A World of Poetry and Fun
by Janet Rogers
for National Poetry Month, April 2020
I am a full time writer. I am also single and child-free which makes being a full time writer, that much more fun. I mention this as a way to introduce my position as a global writer. I travel extensively for my career and I stay away from home for extended periods of time. In fact, over the last three years I’ve been “on the road” before moving back to my home territory, Six Nations of the Grand River in June 2019.
Within the three year road trip I took part in the Joy Kogawa House residency in Vancouver British Columbia, the Institute of American Indian Art in Santa Fe New Mexico Artist in Residence and served as the Writer in Residence at the University of Alberta in Treaty 6 territory. At this time, I gave up my apartment in Coast Salish territory (Victoria B.C.) where I lived as a guest for 24 years (1994 – 2018) and served as the Poet Laureate for three years (2012-2015) and put my thoroughly sifted-through belongings into storage. Prior to that, I sublet the apartment during my stay at the North House in Cambridge, Ontario for the Musagetes Writer in Residence term, and the University of Lethbridge Artist in Residence in Blairemore, Alberta directly after that.
Sound dreamy? It was in fact a very dreamy time for a writer who responds to territory, land and culture. And not a lonely existence in case you were wondering, when the opportunity to create relationship with land and place presents itself in each new location.

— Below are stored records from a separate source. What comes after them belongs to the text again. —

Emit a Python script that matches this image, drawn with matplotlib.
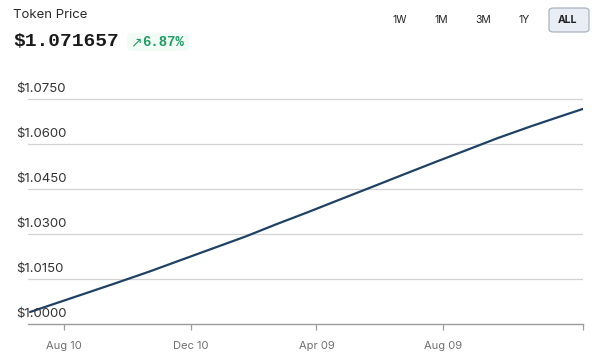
import matplotlib as mpl
mpl.use('Agg')
import matplotlib.pyplot as plt
from matplotlib.patches import FancyBboxPatch
import pandas as pd

# price series
dates = pd.to_datetime([
    '2023-07-08', '2023-08-01', '2023-09-01', '2023-10-01', '2023-11-01',
    '2023-12-01', '2024-01-01', '2024-02-01', '2024-03-01', '2024-04-01',
    '2024-05-01', '2024-06-01', '2024-07-01', '2024-08-01', '2024-09-01',
    '2024-10-01', '2024-11-01', '2024-12-01', '2024-12-22'])
prices = [1.0040, 1.0068, 1.0104, 1.0139, 1.0176,
          1.0214, 1.0253, 1.0292, 1.0332, 1.0373,
          1.0414, 1.0456, 1.0497, 1.0539, 1.0580,
          1.0620, 1.0658, 1.0693, 1.0717]

ytick_vals = [1.0000, 1.0150, 1.0300, 1.0450, 1.0600, 1.0750]
xtick_dates = pd.to_datetime(['2023-08-10', '2023-12-10', '2024-04-09', '2024-08-09'])
xtick_labels = ['Aug 10', 'Dec 10', 'Apr 09', 'Aug 09']
ranges = ['1W', '1M', '3M', '1Y', 'ALL']

title = 'Token Price'
last_price = '$1.071657'
change = '6.87%'

W, H = 600, 359
fig = plt.figure(figsize=(W/100, H/100), dpi=100)
fig.patch.set_facecolor('white')

ax_l, ax_r, ax_b, ax_t = 28, 583, 324, 91.5
ax = fig.add_axes([ax_l/W, 1-ax_b/H, (ax_r-ax_l)/W, (ax_b-ax_t)/H])
ax.set_facecolor('white')

ax.plot(dates, prices, color='#1f4264', lw=1.6, solid_capstyle='round', zorder=3)

ax.set_ylim(1.0, 1.0775)
ax.set_xlim(pd.Timestamp('2023-07-06'), pd.Timestamp('2024-12-22'))

for v in ytick_vals[1:]:
    ax.axhline(v, color='#d3d3d3', lw=0.9, zorder=1)
for v in ytick_vals:
    ax.text(-0.0216, v + 0.0012, f'${v:.4f}', transform=ax.get_yaxis_transform(),
            ha='left', va='bottom', fontsize=9.5, color='#333333', family='Inter', zorder=4)

for s in ['top', 'right', 'left']:
    ax.spines[s].set_visible(False)
ax.spines['bottom'].set_color('#9c9c9c')
ax.spines['bottom'].set_linewidth(1.0)
ax.set_yticks([])
xt = list(xtick_dates) + [pd.Timestamp('2024-12-22')]
ax.set_xticks(xt)
ax.set_xticklabels(xtick_labels + [''], fontsize=8, color='#707070', family='Inter')
ax.tick_params(axis='x', length=4, width=0.9, color='#9c9c9c', pad=8)

# header
fig.text(13/W, 1-15/H, title, fontsize=9.5, color='#2b2b2b', family='Inter',
         ha='left', va='center')
fig.text(13/W, 1-42/H, last_price, fontsize=14, fontweight='bold', color='#1a1a1a',
         family=['Liberation Mono', 'DejaVu Sans Mono'], ha='left', va='center')
# faint green glow behind the change badge
glow = FancyBboxPatch((127/W, 1-51/H), 62/W, 18/H, boxstyle='round,pad=0,rounding_size=0.01',
                      transform=fig.transFigure, fc='#f3fbf6', ec='none')
fig.patches.append(glow)
fig.text(130/W, 1-42/H, '\u2197', fontsize=10, color='#1f9d63', family='DejaVu Sans',
         ha='left', va='center')
fig.text(142/W, 1-42/H, change, fontsize=10, fontweight='bold', color='#1f9d63',
         family='Liberation Mono', ha='left', va='center')

# range buttons
btn_x = [400, 441, 483, 524, 568]
box = FancyBboxPatch((549/W, 1-32/H), 40/W, 24/H, boxstyle='round,pad=0,rounding_size=0.008',
                     transform=fig.transFigure, fc='#e9eef5', ec='#a9b3c0', lw=0.9)
fig.patches.append(box)
for bx, lab in zip(btn_x, ranges):
    fig.text(bx/W, 1-20/H, lab, fontsize=7.5, color='#222222', family='Inter',
             ha='center', va='center', fontweight='bold' if lab == 'ALL' else 'normal')

fig.savefig('out.png', dpi=100)
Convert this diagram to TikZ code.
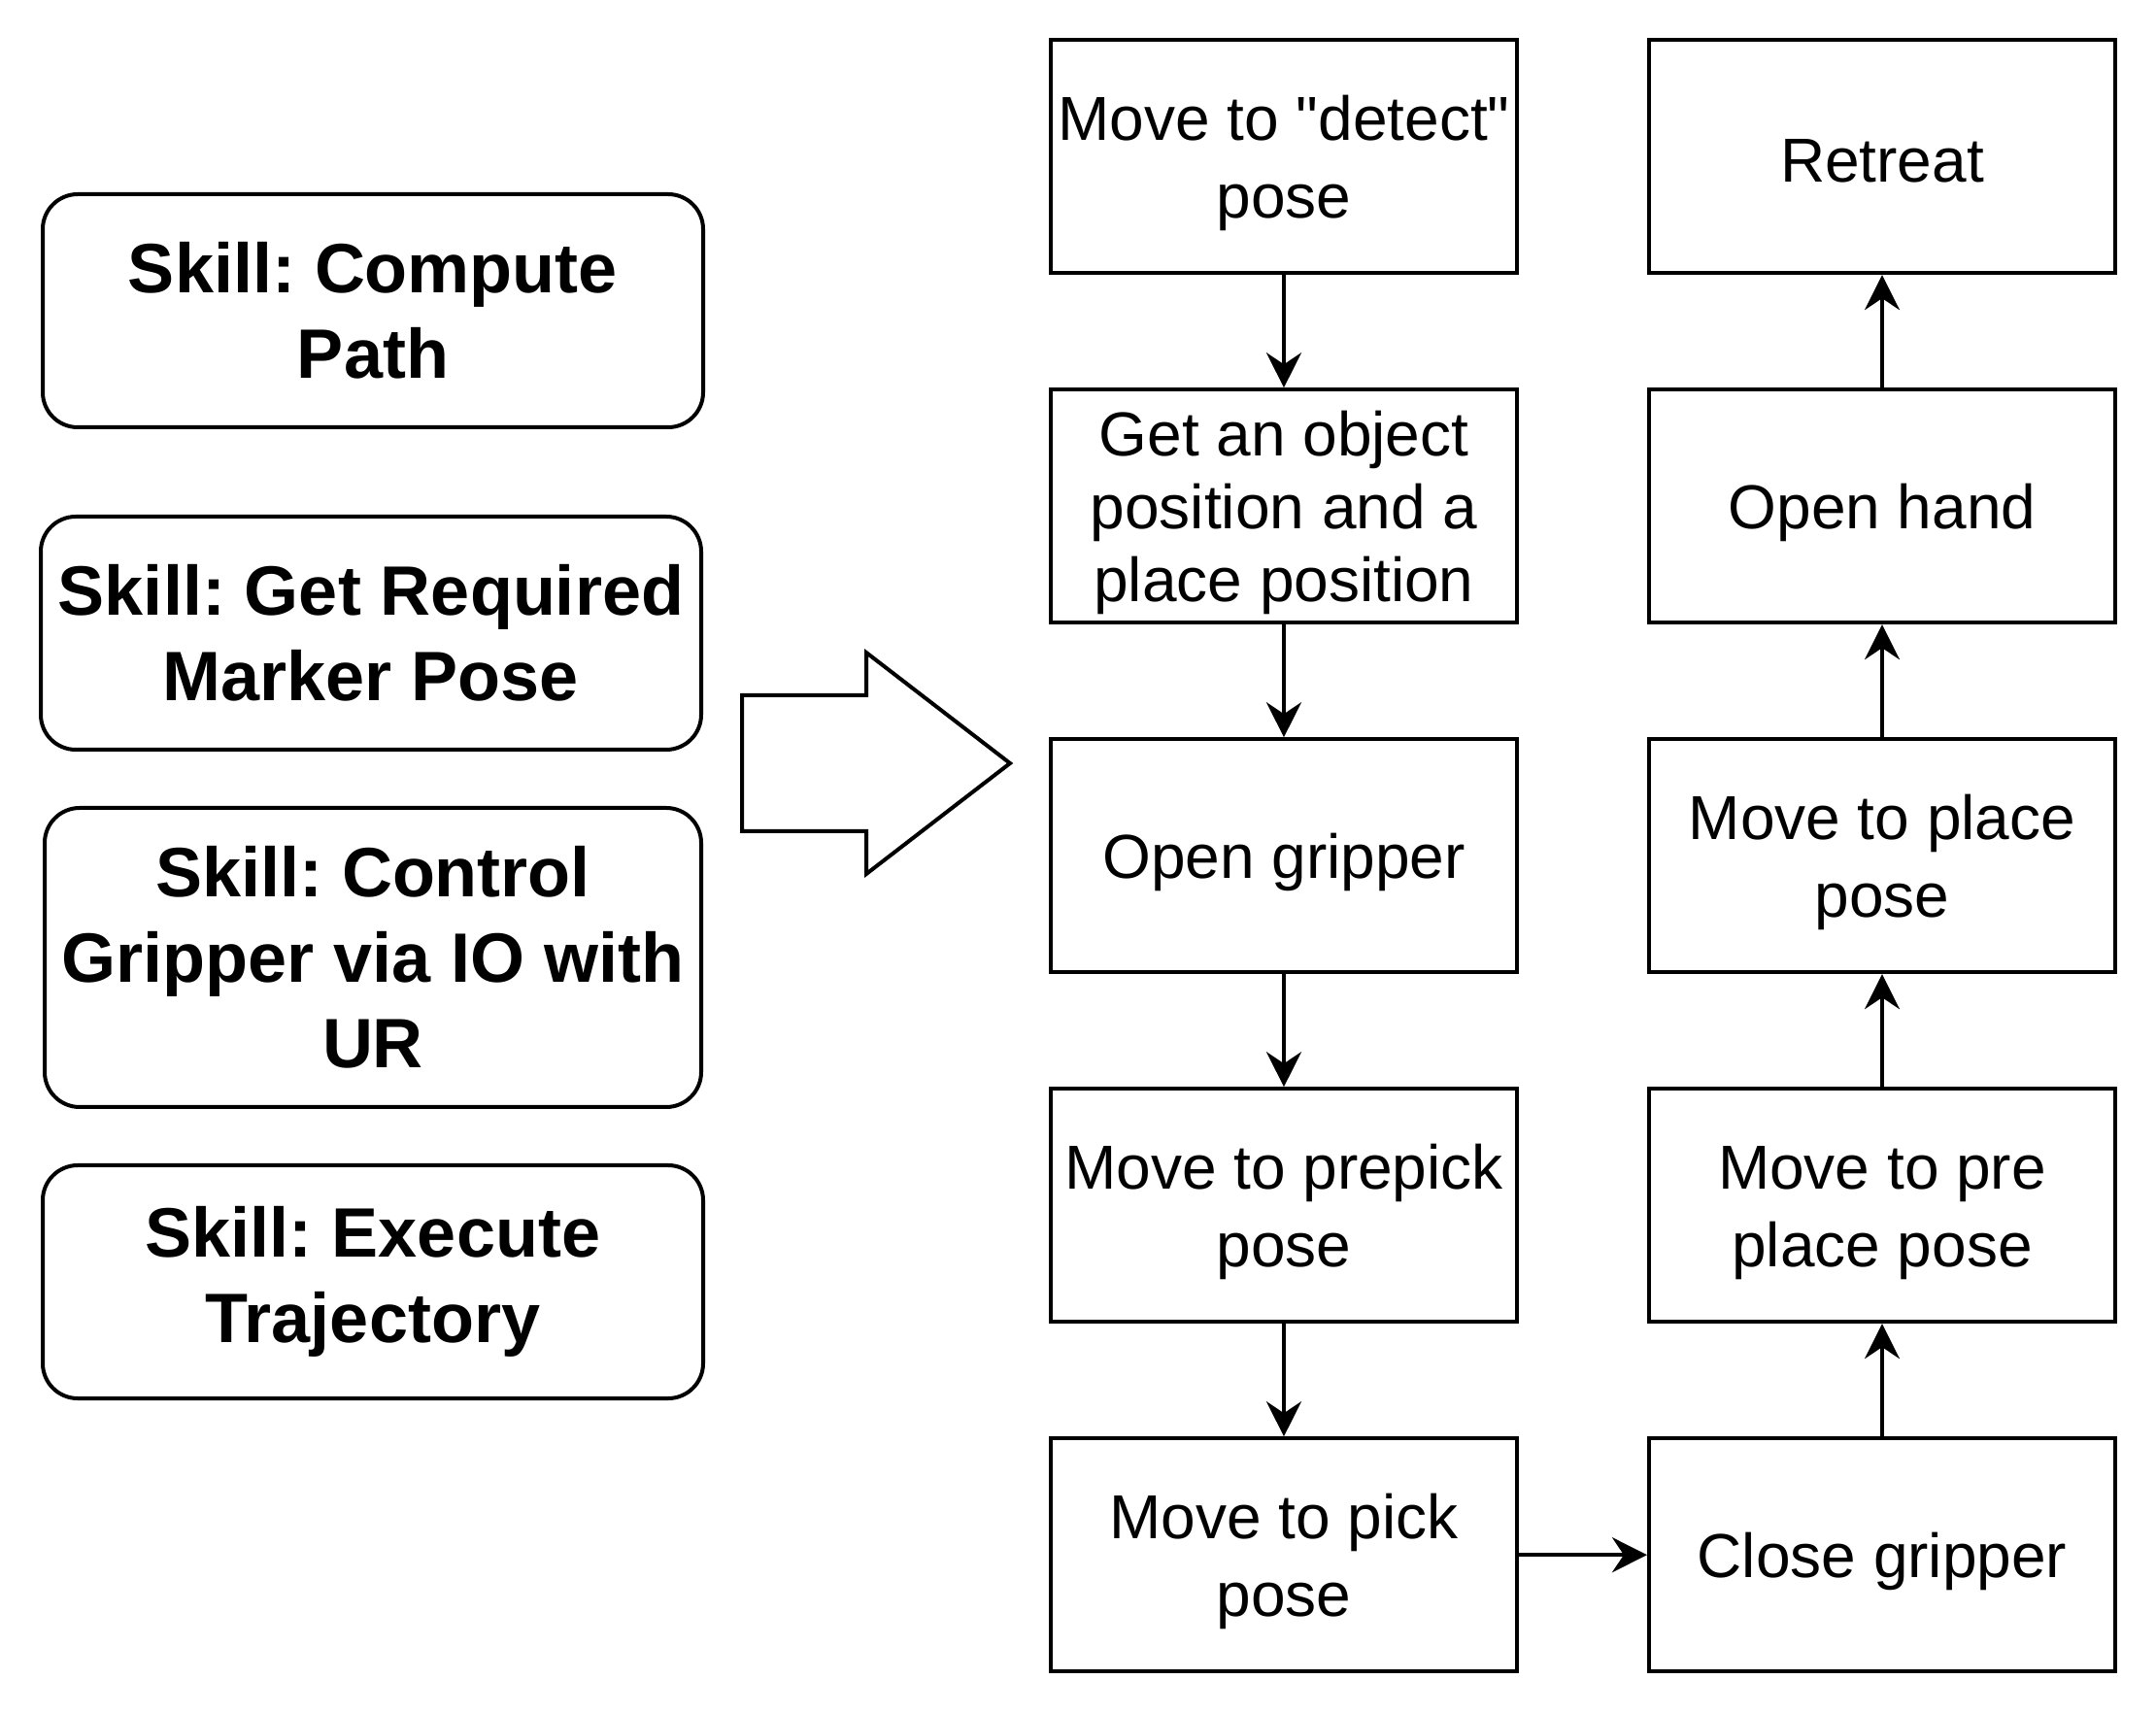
\documentclass[tikz,border=0pt]{standalone}
\usepackage{fontspec}
\setmainfont{Liberation Sans}
\usetikzlibrary{arrows.meta}
\frenchspacing
\newcommand{\boxstrut}{\rule[-2pt]{0pt}{17pt}}

\begin{document}
\begin{tikzpicture}[x=1pt, y=-1pt, line width=1pt]
    \useasboundingbox (0,0) rectangle (555,441);

    \tikzstyle{every node}=[rectangle, draw=black, rounded corners=9pt, align=center, inner sep=0pt, minimum width=170pt, minimum height=60pt, font=\fontsize{18}{22}\selectfont\bfseries, text=black]
    \node (path) at (96,80) {Skill: Compute\\Path};
    \node (marker) at (95.5,163) {Skill: Get Required\\Marker Pose};
    \node[minimum width=169pt, minimum height=77pt] (gripper) at (96,246.5) {Skill: Control\\Gripper via IO with\\UR};
    \node (traj) at (96,330) {Skill: Execute\\Trajectory};

    % big arrow
    \draw (191,179) -- (223,179) -- (223,168) -- (260,196.5) -- (223,225) -- (223,214) -- (191,214) -- cycle;

    \tikzstyle{every node}=[rectangle, draw=black, align=center, inner sep=0pt, minimum width=120pt, minimum height=60pt, font=\fontsize{16}{20}\selectfont, text=black]
    \node (detect) at (330.5,40.3) {\boxstrut Move to \textquotedbl detect\textquotedbl\\pose\boxstrut};
    \node[font=\fontsize{16}{18.8}\selectfont] (getpos) at (330.5,130.3) {\boxstrut Get an object\\position and a\\place position\boxstrut};
    \node (open) at (330.5,220.3) {\boxstrut Open gripper};
    \node (prepick) at (330.5,310.3) {\boxstrut Move to prepick\\pose\boxstrut};
    \node (pick) at (330.5,400.3) {\boxstrut Move to pick\\pose\boxstrut};

    \node (close) at (484.5,400.3) {\boxstrut Close gripper};
    \node (preplace) at (484.5,310.3) {\boxstrut Move to pre\\place pose\boxstrut};
    \node (place) at (484.5,220.3) {\boxstrut Move to place\\pose\boxstrut};
    \node (hand) at (484.5,130.3) {\boxstrut Open hand};
    \node (retreat) at (484.5,40.3) {\boxstrut Retreat};

    \tikzstyle{edge}=[black, line width=1pt, -{Stealth[length=9pt, width=9pt, inset=3pt]}]
    \draw[edge] (detect) -- (getpos);
    \draw[edge] (getpos) -- (open);
    \draw[edge] (open) -- (prepick);
    \draw[edge] (prepick) -- (pick);
    \draw[edge] (pick) -- (close);
    \draw[edge] (close) -- (preplace);
    \draw[edge] (preplace) -- (place);
    \draw[edge] (place) -- (hand);
    \draw[edge] (hand) -- (retreat);
\end{tikzpicture}
\end{document}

I am home now. A place where I can unpack the memories created and collected and stir experience as an ingredient into future writing that reflects broadened perspectives and parallel comparisons to more regional realities. The most “foreign” of my experiences was a three-week residency in a little town called Palomino; Arawak territory in La Guajira Colombia. Here, the artist/guests live in open air huts with banana leaf roots. We ate what the locals ate, we endured tropical heat daily without relief and I contracted a mosquito bite infection on my legs which sent me to the small two-room clinic. But man, was I inspired.
It was a sound residency held at the Shain Wüunu Experimental Art Centre and hosted by Alejandro Valbuena. I collected sounds and wrote poems about and for the lands, not as an appropriator of their culture but from my perspective as a guest and visitor. The poems were translated into Spanish and one was translated further into a more local dialect of the Arawak people. I documented the translation process which in itself was so poetic and so surreal in that, people from the small village, the language teachers and even the children wanted to help translate my words. That poem and the translation is included here.
Hot Oceans By Janet Rogers (translation by Alejandro Valbueno)
monochrome el monocroma
did not come from here no nacio aca
and there is no such thing as silence eso llamado silencio tampoco
earth speaks la tierra habla
in creature voice con voz de criaturas
in critter voice con voz de insectos
sky languages los languages del cielo
violent and wild salvaje y violento
(ocean) breaths (el mar) respira
human echoes ecos humanos
territory remembers la tierra recuerda
horrors (I can´t fathom) un terror (que no puedo imaginar)
honest earth tierra honesta
people earth people gente, gente de la tierra
living rocks piedras vivientes
on wind-whipped con el viento que golpea
and rust bent tundras lomas oxidadas
sand skins piel de arena
warm, hot caliente, hirviente
HAWT arrecho
no silence sin sonido
no cold sin frio
no richness sin dinero
no sadness sin tristezas
no choice sin opciones
no stillness sin quietud
salt and rock sal y rocas
knowing sabiendo
this north of south este norte sureño
beautiful tones tonos hermosos
linger on the land agarrados en la tierra
natural natural
surviving sobreviviendo
salt of the earth la sal de la tierra
hot oceans mares hirvientes
offerings ofrendas
Janet Rogers is currently living, writing and will soon be publishing from her home on the Six Nations territory of the Grand River. Her seventh poetry collection is titled Ego of a Nation and will be released on the Ojistoh label in April 2020. She co-mentors the Indigenous Storytellers and Spoken Word residency at the Banff Centre for the Arts and is the current Writer in Residence under the joint hosting of McMaster University and the Hamilton Public Library 2020-2021.